> _Record set_
╭──

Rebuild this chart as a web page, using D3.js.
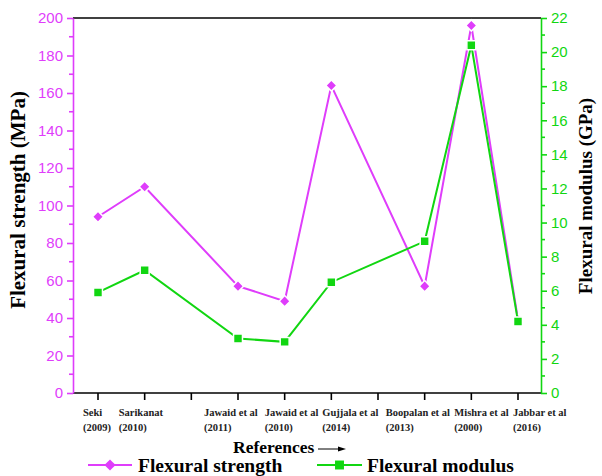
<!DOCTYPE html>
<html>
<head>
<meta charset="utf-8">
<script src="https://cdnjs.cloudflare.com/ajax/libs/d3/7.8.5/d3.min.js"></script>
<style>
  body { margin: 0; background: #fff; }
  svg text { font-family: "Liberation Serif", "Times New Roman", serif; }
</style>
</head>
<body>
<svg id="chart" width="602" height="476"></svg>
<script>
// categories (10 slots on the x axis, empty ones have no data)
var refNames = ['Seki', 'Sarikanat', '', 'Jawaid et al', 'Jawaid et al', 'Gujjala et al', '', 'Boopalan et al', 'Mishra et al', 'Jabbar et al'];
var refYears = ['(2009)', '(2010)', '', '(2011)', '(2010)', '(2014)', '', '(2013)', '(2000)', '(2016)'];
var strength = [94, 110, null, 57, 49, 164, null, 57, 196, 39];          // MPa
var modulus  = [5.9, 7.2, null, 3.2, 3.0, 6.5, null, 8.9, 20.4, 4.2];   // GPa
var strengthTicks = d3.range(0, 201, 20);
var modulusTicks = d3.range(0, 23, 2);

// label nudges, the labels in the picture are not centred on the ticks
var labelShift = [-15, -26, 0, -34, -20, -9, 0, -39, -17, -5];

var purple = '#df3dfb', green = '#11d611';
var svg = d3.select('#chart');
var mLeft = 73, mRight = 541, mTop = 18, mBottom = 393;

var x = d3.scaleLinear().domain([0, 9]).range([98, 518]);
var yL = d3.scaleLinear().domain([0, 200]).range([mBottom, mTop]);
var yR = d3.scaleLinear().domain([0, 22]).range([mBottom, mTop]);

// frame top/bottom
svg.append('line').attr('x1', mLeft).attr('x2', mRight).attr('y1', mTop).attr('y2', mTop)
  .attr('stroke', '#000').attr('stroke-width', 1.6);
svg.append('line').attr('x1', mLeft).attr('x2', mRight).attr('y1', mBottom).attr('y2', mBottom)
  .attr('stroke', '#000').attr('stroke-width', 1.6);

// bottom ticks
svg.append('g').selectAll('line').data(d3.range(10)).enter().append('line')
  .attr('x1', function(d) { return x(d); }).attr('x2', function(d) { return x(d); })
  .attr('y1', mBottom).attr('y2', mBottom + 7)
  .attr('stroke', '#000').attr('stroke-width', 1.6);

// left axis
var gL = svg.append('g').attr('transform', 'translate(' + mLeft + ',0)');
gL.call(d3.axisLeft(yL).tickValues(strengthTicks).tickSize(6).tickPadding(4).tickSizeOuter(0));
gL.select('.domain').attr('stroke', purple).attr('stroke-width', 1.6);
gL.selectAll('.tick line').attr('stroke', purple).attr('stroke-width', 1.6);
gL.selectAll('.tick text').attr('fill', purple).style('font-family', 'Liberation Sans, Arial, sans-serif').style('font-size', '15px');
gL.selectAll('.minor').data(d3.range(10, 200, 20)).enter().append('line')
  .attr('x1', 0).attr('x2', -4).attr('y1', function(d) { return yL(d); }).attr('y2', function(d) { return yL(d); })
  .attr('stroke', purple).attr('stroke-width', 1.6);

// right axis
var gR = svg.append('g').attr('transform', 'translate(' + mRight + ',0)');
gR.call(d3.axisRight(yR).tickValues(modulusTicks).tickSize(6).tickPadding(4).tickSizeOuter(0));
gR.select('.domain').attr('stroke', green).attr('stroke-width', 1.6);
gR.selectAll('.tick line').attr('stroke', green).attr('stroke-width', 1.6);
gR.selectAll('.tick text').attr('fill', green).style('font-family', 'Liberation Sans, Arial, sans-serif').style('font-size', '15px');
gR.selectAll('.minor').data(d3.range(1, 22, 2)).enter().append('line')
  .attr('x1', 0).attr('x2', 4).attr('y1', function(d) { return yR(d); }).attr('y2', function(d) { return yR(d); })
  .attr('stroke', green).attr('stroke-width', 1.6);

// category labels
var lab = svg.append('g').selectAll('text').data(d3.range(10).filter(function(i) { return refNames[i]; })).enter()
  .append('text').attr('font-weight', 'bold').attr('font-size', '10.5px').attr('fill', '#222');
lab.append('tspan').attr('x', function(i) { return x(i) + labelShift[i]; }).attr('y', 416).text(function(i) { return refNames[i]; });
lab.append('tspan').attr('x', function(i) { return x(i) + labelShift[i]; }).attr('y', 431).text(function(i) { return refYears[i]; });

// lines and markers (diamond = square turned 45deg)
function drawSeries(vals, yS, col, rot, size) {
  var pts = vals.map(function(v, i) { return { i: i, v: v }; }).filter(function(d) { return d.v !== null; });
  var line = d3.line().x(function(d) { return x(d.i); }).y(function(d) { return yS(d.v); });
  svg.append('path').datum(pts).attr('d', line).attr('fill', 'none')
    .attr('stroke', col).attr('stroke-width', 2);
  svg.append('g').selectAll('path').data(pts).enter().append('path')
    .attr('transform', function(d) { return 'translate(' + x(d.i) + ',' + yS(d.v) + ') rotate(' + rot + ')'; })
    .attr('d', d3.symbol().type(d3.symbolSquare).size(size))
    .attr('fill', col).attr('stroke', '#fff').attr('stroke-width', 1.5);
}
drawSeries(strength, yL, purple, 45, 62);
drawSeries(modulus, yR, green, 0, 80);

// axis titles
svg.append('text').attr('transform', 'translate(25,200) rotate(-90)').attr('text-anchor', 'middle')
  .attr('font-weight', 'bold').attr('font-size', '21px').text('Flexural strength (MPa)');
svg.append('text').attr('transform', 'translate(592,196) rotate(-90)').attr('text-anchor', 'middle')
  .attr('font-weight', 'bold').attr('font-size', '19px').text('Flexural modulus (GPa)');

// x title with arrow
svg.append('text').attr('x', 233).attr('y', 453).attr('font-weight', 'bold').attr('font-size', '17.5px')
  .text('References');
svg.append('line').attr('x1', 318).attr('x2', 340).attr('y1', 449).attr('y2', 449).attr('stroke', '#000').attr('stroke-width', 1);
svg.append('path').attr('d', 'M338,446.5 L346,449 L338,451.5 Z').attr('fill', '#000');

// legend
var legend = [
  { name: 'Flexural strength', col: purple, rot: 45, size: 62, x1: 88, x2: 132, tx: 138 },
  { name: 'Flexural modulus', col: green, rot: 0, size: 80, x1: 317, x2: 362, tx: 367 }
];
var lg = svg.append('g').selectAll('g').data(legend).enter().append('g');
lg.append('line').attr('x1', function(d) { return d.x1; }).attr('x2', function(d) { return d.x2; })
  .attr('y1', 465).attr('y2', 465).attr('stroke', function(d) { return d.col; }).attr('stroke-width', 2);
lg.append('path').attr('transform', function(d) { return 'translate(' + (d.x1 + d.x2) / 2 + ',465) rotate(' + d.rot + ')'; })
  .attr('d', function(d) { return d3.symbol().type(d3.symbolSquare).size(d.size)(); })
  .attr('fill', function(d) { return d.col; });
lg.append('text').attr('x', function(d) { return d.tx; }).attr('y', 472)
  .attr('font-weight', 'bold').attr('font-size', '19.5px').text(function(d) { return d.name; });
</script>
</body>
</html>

╰──
╭──

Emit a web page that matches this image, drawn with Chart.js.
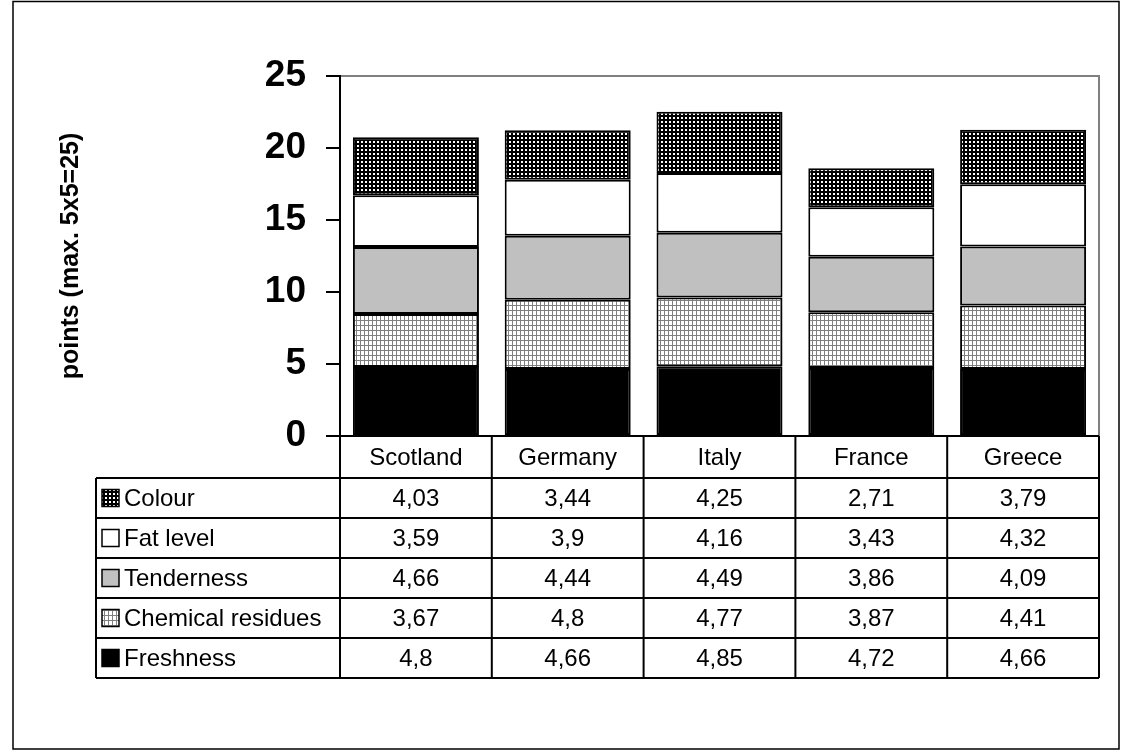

╰──
╭──

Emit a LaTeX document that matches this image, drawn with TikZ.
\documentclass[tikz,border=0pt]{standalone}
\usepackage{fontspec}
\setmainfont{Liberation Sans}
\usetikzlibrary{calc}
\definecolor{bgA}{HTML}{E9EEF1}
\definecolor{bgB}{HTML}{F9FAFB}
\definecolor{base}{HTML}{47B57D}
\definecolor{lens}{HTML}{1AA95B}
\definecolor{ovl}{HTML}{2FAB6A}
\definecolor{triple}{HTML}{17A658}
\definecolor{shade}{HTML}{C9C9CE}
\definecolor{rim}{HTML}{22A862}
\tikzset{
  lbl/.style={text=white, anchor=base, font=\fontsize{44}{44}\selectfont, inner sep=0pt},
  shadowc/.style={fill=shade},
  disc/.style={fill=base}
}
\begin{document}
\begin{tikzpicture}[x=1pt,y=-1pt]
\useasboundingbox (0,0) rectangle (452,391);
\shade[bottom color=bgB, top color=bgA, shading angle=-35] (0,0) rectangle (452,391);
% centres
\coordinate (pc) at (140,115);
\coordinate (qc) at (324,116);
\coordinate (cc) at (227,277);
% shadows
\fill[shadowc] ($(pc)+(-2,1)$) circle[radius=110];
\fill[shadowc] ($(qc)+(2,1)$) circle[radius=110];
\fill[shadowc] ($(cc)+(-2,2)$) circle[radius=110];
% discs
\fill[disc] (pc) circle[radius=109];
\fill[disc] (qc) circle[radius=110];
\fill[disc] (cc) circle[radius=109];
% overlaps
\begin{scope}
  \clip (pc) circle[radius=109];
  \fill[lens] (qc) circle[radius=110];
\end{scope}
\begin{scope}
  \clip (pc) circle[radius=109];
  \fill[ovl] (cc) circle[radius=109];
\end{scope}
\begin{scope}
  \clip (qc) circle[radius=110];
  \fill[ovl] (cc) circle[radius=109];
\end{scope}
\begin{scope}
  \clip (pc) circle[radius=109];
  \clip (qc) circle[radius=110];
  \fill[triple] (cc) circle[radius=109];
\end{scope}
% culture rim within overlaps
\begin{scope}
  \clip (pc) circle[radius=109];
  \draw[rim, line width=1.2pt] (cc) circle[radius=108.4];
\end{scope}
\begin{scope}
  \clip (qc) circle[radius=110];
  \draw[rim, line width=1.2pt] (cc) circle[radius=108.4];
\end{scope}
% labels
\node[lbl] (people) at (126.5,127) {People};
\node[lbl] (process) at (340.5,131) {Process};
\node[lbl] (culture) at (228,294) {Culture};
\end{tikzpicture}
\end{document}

╰──

> _Work instructions_
From the listing above, restate verbatim the lines running from the one with "Rebuild this chart" through the one with "var mLeft = 73, mRight", inclusive, but not the pictures.

> _Answer in full_
Rebuild this chart as a web page, using D3.js.
<!DOCTYPE html>
<html>
<head>
<meta charset="utf-8">
<script src="https://cdnjs.cloudflare.com/ajax/libs/d3/7.8.5/d3.min.js"></script>
<style>
  body { margin: 0; background: #fff; }
  svg text { font-family: "Liberation Serif", "Times New Roman", serif; }
</style>
</head>
<body>
<svg id="chart" width="602" height="476"></svg>
<script>
// categories (10 slots on the x axis, empty ones have no data)
var refNames = ['Seki', 'Sarikanat', '', 'Jawaid et al', 'Jawaid et al', 'Gujjala et al', '', 'Boopalan et al', 'Mishra et al', 'Jabbar et al'];
var refYears = ['(2009)', '(2010)', '', '(2011)', '(2010)', '(2014)', '', '(2013)', '(2000)', '(2016)'];
var strength = [94, 110, null, 57, 49, 164, null, 57, 196, 39];          // MPa
var modulus  = [5.9, 7.2, null, 3.2, 3.0, 6.5, null, 8.9, 20.4, 4.2];   // GPa
var strengthTicks = d3.range(0, 201, 20);
var modulusTicks = d3.range(0, 23, 2);

// label nudges, the labels in the picture are not centred on the ticks
var labelShift = [-15, -26, 0, -34, -20, -9, 0, -39, -17, -5];

var purple = '#df3dfb', green = '#11d611';
var svg = d3.select('#chart');
var mLeft = 73, mRight = 541, mTop = 18, mBottom = 393;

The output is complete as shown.